Command economies fail because they are driven by people at the top that neither have a clue about the needs of people below them, as individuals, nor the angelic predisposition needed to obviate the unavoidable degeneration into a tyrannical state every single state to embrace communism went through. Communism fails because it basically is an attempt to create heaven on earth. To make these collectivist paradises work free would need to be eradicated. As Winston Churchill put it:

The inherent vice of capitalism is the unequal sharing of blessings; the inherent virtue of socialism is the equal sharing of miseries.

The truth is that there is no in between. If a totalitarian system like communism could not address the inequalities that so bother the class warriors, then what can? Was the ruling class not totalitarian enough? Seriously, is there any way short of the eradication of free will to overcome the human factor and thus redress the injustice these people claim drives them to keep fighting against a capitalist system? Why then do so many still glom onto the crap Marx cursed us with about a classless society? Why have we not discussed communism as it should have been discussed and put in its proper perspective?

The argument that the left leaning segment of our political class was too invested in this nonsense to allow this discussion about the failure of communism to take place, sure makes sense, but after communism produced such abysmal failures, so much suffering with the inequalities becoming even more pronounced, not less, why do people still remain proponents of the system or parts of the system?
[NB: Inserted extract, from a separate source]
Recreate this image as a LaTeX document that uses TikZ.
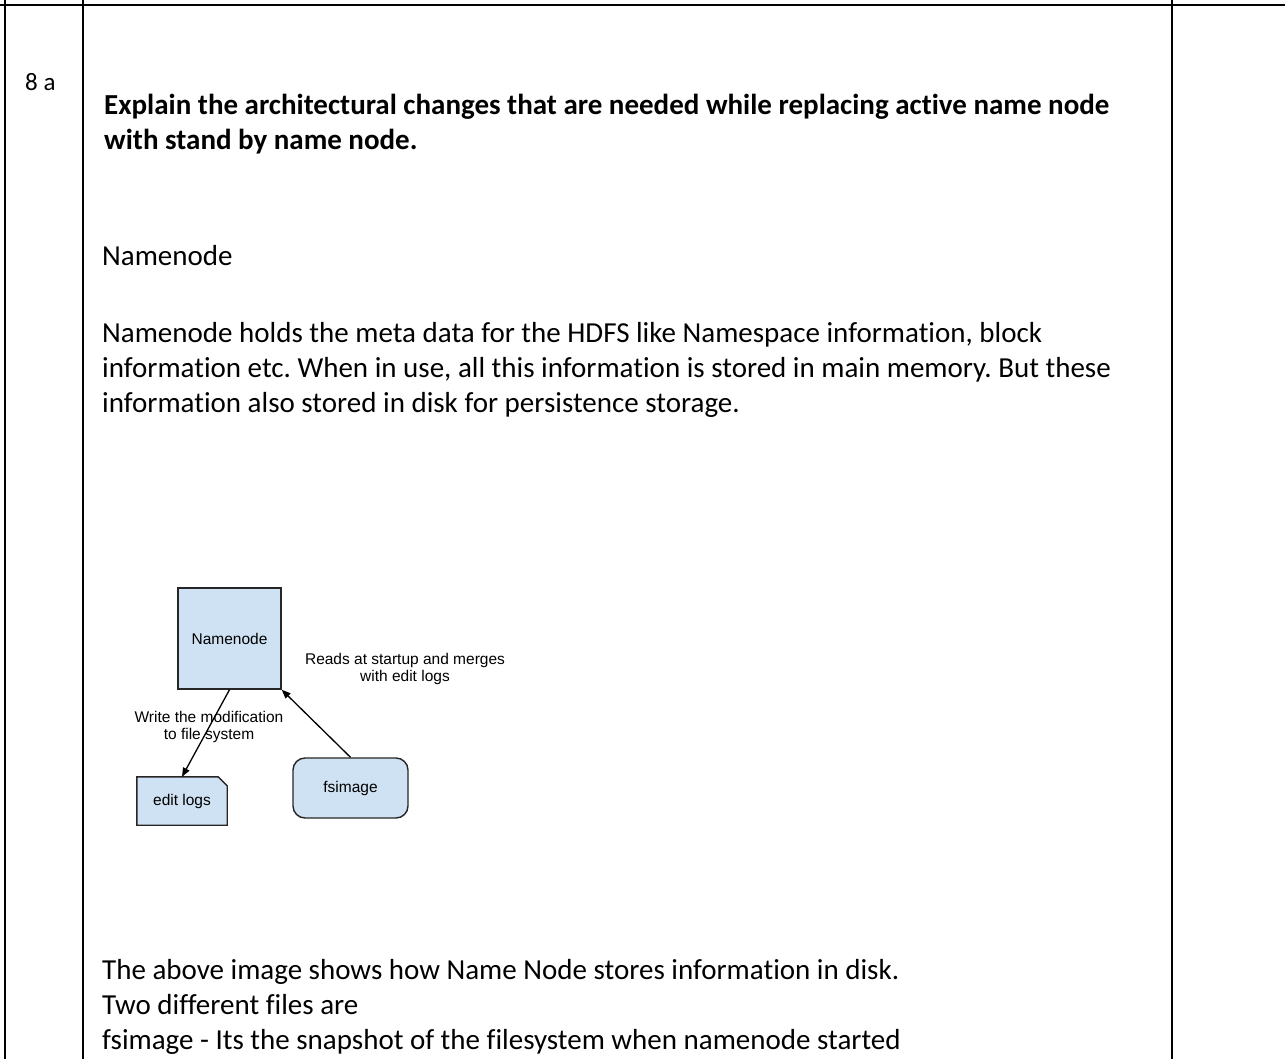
\documentclass[tikz,border=0pt]{standalone}
\usepackage{fontspec}
\setmainfont{Carlito}[Ligatures=NoCommon]
\newfontfamily\diagfont{Liberation Sans}
\usetikzlibrary{arrows.meta,calc,backgrounds}
\definecolor{boxblue}{HTML}{CFE2F3}
\frenchspacing
\begin{document}
\begin{tikzpicture}[x=1pt,y=-1pt,
  rule/.style={line width=2.2pt},
  body/.style={anchor=base west,inner sep=0pt,font=\fontsize{29}{35}\selectfont},
  bodybold/.style={anchor=base west,inner sep=0pt,font=\fontsize{29}{35}\selectfont\bfseries},
  dlabel/.style={font=\diagfont\fontsize{15.5}{17.5}\selectfont,align=center,inner sep=0pt},
  boxstyle/.style={draw=black!85,line width=1.4pt,fill=boxblue},
  conn/.style={line width=1.3pt,-{Triangle[length=9pt,width=7pt]}}
]
\useasboundingbox (0,0) rectangle (1285,1059);
% table rules
\draw[rule] (0,5) -- (1285,5);
\draw[rule] (5,0) -- (5,1059);
\draw[rule] (83,0) -- (83,1059);
\draw[rule] (1172,0) -- (1172,1059);
% texts
\node[anchor=base west,inner sep=0pt,font=\fontsize{25}{30}\selectfont] (num) at (25,91) {8 a};
\node[bodybold] (q1) at (104,115) {Explain the architectural changes that are needed while replacing active name node};
\node[bodybold] (q2) at (104,150) {with stand by name node.};
\node[body] (h) at (102,266) {Namenode};
\node[body] (p1) at (102,342) {Namenode holds the meta data for the HDFS like Namespace information, block};
\node[body] (p2) at (102,377) {information etc. When in use, all this information is stored in main memory. But these};
\node[body] (p3) at (102,412) {information also stored in disk for persistence storage.};
\node[body] (b1) at (102,979) {The above image shows how Name Node stores information in disk.};
\node[body] (b2) at (102,1014) {Two different files are};
\node[body] (b3) at (102,1049) {fsimage - Its the snapshot of the filesystem when namenode started};
% diagram
\node[boxstyle,dlabel,minimum width=103,minimum height=101] (nn) at (229.5,638.5) {Namenode};
\node[dlabel,minimum width=90,minimum height=48] (el) at (182,801) {edit logs};
\begin{scope}[on background layer]
\draw[boxstyle] (el.south west) -- (el.north west) -- ($(el.north east)+(-9,0)$)
  -- ($(el.north east)+(0,9)$) -- (el.south east) -- cycle;
\end{scope}
\node[boxstyle,dlabel,rounded corners=12,minimum width=115,minimum height=60] (fs) at (350.5,788) {fsimage};
\draw[conn] (nn.south) -- (el.north);
\draw[conn] (fs.north) -- (nn.south east);
\node[dlabel] (lw) at (209,727) {Write the modification\\to file system};
\node[dlabel] (lr) at (405,669) {Reads at startup and merges\\with edit logs};
\end{tikzpicture}
\end{document}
Someone motivated by the need to do good and that went along with this Marxist nonsense, then realized half way there that it was doing no good at all, and actually instead was causing great harm – and communism caused great harm – would stop what they were doing. Wouldn’t they? Wouldn’t you? Yet, our disciples of the teachings of Marx seem not at all fazed by the harm communism has caused or causes. There isn’t even an inkling of doubt or shame with the class warriors. There is injustice, and government – one that looks a lot like the communist government – MUST address it. That great harm was the only result when their beliefs have been put into practice is excused with a plethora of insane arguments. Their claim to be demanding a redress to the injustice they dislike, doing good, should remain wholly and totally suspect. Communism was totalitarian and the most likely system to do what they preach. Yet all it did was inflict misery, on a grand scale, while millions where murdered, to produce a system that history shows us only exacerbated the inequalities.
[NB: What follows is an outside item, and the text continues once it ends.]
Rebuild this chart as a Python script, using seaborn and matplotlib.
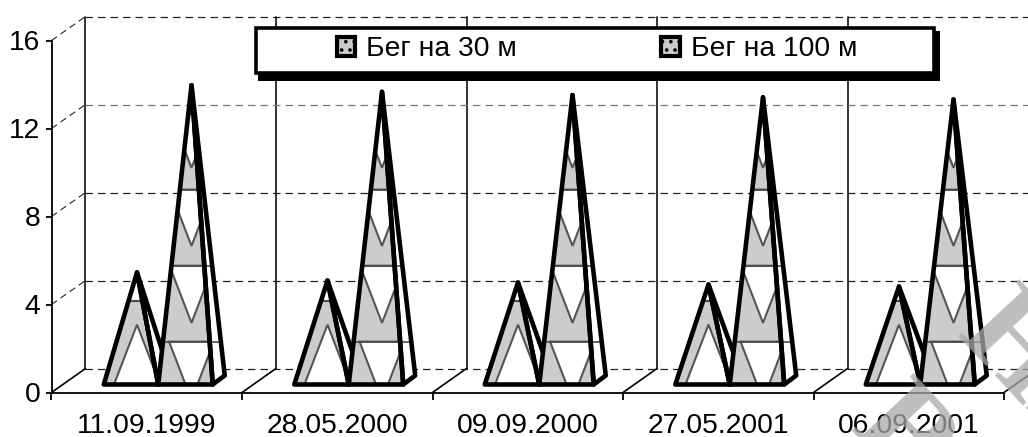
import numpy as np
import pandas as pd
import matplotlib
matplotlib.use('Agg')
import matplotlib.pyplot as plt
import seaborn as sns
from matplotlib.patches import Patch, Polygon, Rectangle
from matplotlib.transforms import Affine2D

# valores
datas = ['11.09.1999', '28.05.2000', '09.09.2000', '27.05.2001', '06.09.2001']
corrida_30 = [4.89, 4.52, 4.43, 4.34, 4.25]
corrida_100 = [13.4, 13.1, 12.95, 12.85, 12.75]
nomes = ['Бег на 30 м', 'Бег на 100 м']
ticks_y = [0, 4, 8, 12, 16]

df = pd.DataFrame({
    'Data': datas * 2,
    'Tempo': corrida_30 + corrida_100,
    'Prova': [nomes[0]] * 5 + [nomes[1]] * 5,
})

W, H = 1028, 437
CINZA = '#cccccc'
FONTE = 20.3
sns.set_theme(style='white')
plt.rcParams['font.family'] = ['Liberation Sans', 'DejaVu Sans']
plt.rcParams['hatch.linewidth'] = 1.4

fig = plt.figure(figsize=(W / 100, H / 100), dpi=100)
ax = fig.add_axes([51.5 / W, (H - 392.5) / H, 952.5 / W, 352 / H])

sns.barplot(data=df, x='Data', y='Tempo', hue='Prova', order=datas, width=0.572,
            gap=0, legend=False, ax=ax)
ax.set_xlim(-0.5, 4.5)
ax.set_ylim(0, 16)
ax.set_xlabel('')
ax.set_ylabel('')

# deslocamentos de profundidade (pixels)
fundo = ax.transData + Affine2D().translate(34, 24)
face = ax.transData + Affine2D().translate(11.5, 8)
px_x = 952.5 / 5   # pixels por categoria
px_y = 22          # pixels por unidade
prof_x, prof_y = 12 / px_x, 9 / px_y
inc = (1 / 2.6) * px_y / px_x  # abertura do chevron, x por unidade de y

# paredes e grade
bordas = np.arange(-0.5, 4.6)
for b in bordas:
    if b < 4.5:
        ax.plot([b, b], [0, 16], transform=fundo, color='#222222', lw=1.3, clip_on=False, zorder=1)
    # piso
    ax.plot([b, b + 34 / px_x], [0, 24 / px_y], color='black', lw=1.2, clip_on=False, zorder=1)
for v in ticks_y:
    cor = '#777777' if v == 12 else '#222222'
    ax.plot([-0.5, 4.5], [v, v], transform=fundo, color=cor, lw=0.9,
            dashes=(6, 4), clip_on=False, zorder=1)
    if v > 0:
        ax.plot([-0.5, -0.5 + 34 / px_x], [v, v + 24 / px_y], color='#222222', lw=0.8,
                dashes=(6, 4), clip_on=False, zorder=1)


def piramide(barra, curta, z):
    x0 = barra.get_x()
    x1 = x0 + barra.get_width()
    altura = barra.get_height()
    barra.remove()
    xc = (x0 + x1) / 2
    topo = (xc + prof_x / 2, altura + prof_y / 2)
    tri = [(x0, 0), (x1, 0), topo]
    lado = [(x1, 0), (x1 + prof_x, prof_y), topo]

    sombra = Polygon(lado, closed=True, transform=face, fc='white', ec='none', zorder=z)
    ax.add_patch(sombra)
    sombra.set_clip_on(False)
    base = Polygon(tri, closed=True, transform=face, fc=CINZA, ec='none', zorder=z)
    ax.add_patch(base)
    base.set_clip_on(False)

    # textura esticada: faixas com chevrons brancos
    partes = []
    xa = topo[0]
    if curta:
        vert = 2.72
        partes.append(([(xa - 3 * inc, vert - 3), (xa + 3 * inc, vert - 3), (xa, vert)], None))
        partes.append(([(x0, 3.8), (x1 + prof_x, 3.8), (x1 + prof_x, 7), (x0, 7)], 3.8))
    else:
        linhas = [1.95, 5.4, 8.86, 12.3]
        vertices = [-0.7, 2.8, 6.3, 9.85]
        for lin, vv in zip(linhas, vertices):
            d = lin - vv
            partes.append(([(xa, vv), (xa - d * inc, lin), (xa + d * inc, lin)], lin))
    for pts, lin in partes:
        p = Polygon(pts, closed=True, transform=face, fc='white', ec='#555555', lw=1.5, zorder=z + 0.01)
        ax.add_patch(p)
        p.set_clip_path(base)
        if lin is not None:
            for alvo in (base, sombra):
                ln, = ax.plot([x0, x1 + prof_x], [lin, lin], transform=face, color='#4a4a4a',
                              lw=1.2, zorder=z + 0.02)
                ln.set_clip_path(alvo)

    # contornos grossos
    for pts in (lado, tri):
        c = Polygon(pts, closed=True, transform=face, fc='none', ec='black', lw=3.3,
                    joinstyle='round', zorder=z + 0.03)
        ax.add_patch(c)
        c.set_clip_on(False)


for i, barra in enumerate(list(ax.patches)):
    piramide(barra, i < len(datas), 3 + i * 0.1)

# eixos
sns.despine(ax=ax, top=True, right=True)
for lado_ax in ('left', 'bottom'):
    ax.spines[lado_ax].set_linewidth(1.3)
    ax.spines[lado_ax].set_color('black')
    ax.spines[lado_ax].set_zorder(5)
ax.set_yticks(ticks_y)
ax.set_xticks(bordas)
ax.set_xticklabels([])
ax.set_xticks(range(5), labels=datas, minor=True)
ax.tick_params(axis='y', which='major', left=True, length=4, width=1.3, color='black',
               labelsize=FONTE, pad=4, labelcolor='black')
ax.tick_params(axis='x', which='major', bottom=True, length=5, width=1.3, color='black')
ax.tick_params(axis='x', which='minor', bottom=False, labelsize=FONTE, pad=11, labelcolor='black')

# legenda: caixa com sombra e entradas centradas
fig.add_artist(Rectangle((258 / W, (H - 81) / H), 682 / W, 50 / H, transform=fig.transFigure,
                         fc='black', ec='black', lw=0, zorder=9))
fig.add_artist(Rectangle((255.5 / W, (H - 72.5) / H), 678 / W, 44 / H, transform=fig.transFigure,
                         fc='white', ec='black', lw=2.6, zorder=9.5))
alcas = [Patch(fc=CINZA, ec='black', lw=3, hatch='..') for _ in nomes]
leg = fig.legend(alcas, nomes, ncol=2, loc='center', bbox_to_anchor=(597 / W, (H - 49.5) / H),
                 fontsize=FONTE, frameon=False, handlelength=0.66, handleheight=0.66,
                 handletextpad=0.4, columnspacing=5.1, borderaxespad=0, borderpad=0,
                 labelcolor='black')
leg.set_zorder(10)

# marca d'agua
for letras, cx, cy in (('НИ', 1045, 388), ('В', 900, 440)):
    fig.text(cx / W, (H - cy) / H, letras, rotation=-47, color='#a8a8a8', fontsize=92,
             family='Liberation Serif', fontweight='bold', ha='center', va='center',
             alpha=0.75, zorder=20)

fig.savefig('out.png', dpi=100)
If that’s the left’s way of meaning well, I am sure we can do without that. But if one where to believe, like I do, that these class warriors were driven by something else, like envy and jealousy of what others have, then it would not matter whether communism worked or was a complete failure. People driven by envy and jealousy would remain true to the cause regardless of how horrible communism was. After all, despite what they claim, they are not hoping to do good: what they are hoping to do is strike at those they dislike. And that is why I think we have not had our discussion about how evil communism and the underlying beliefs that spawned this ideology are: the end goal was never a classless society, but to get the people they dislike. As the soft collectivist states now also see their system collapsing expect more totalitarianism akin to that of the old communist states. The state will take what it wants to keep itself going, until it can go no more. And they will keep telling us they are doing to address all these injustices only they can address.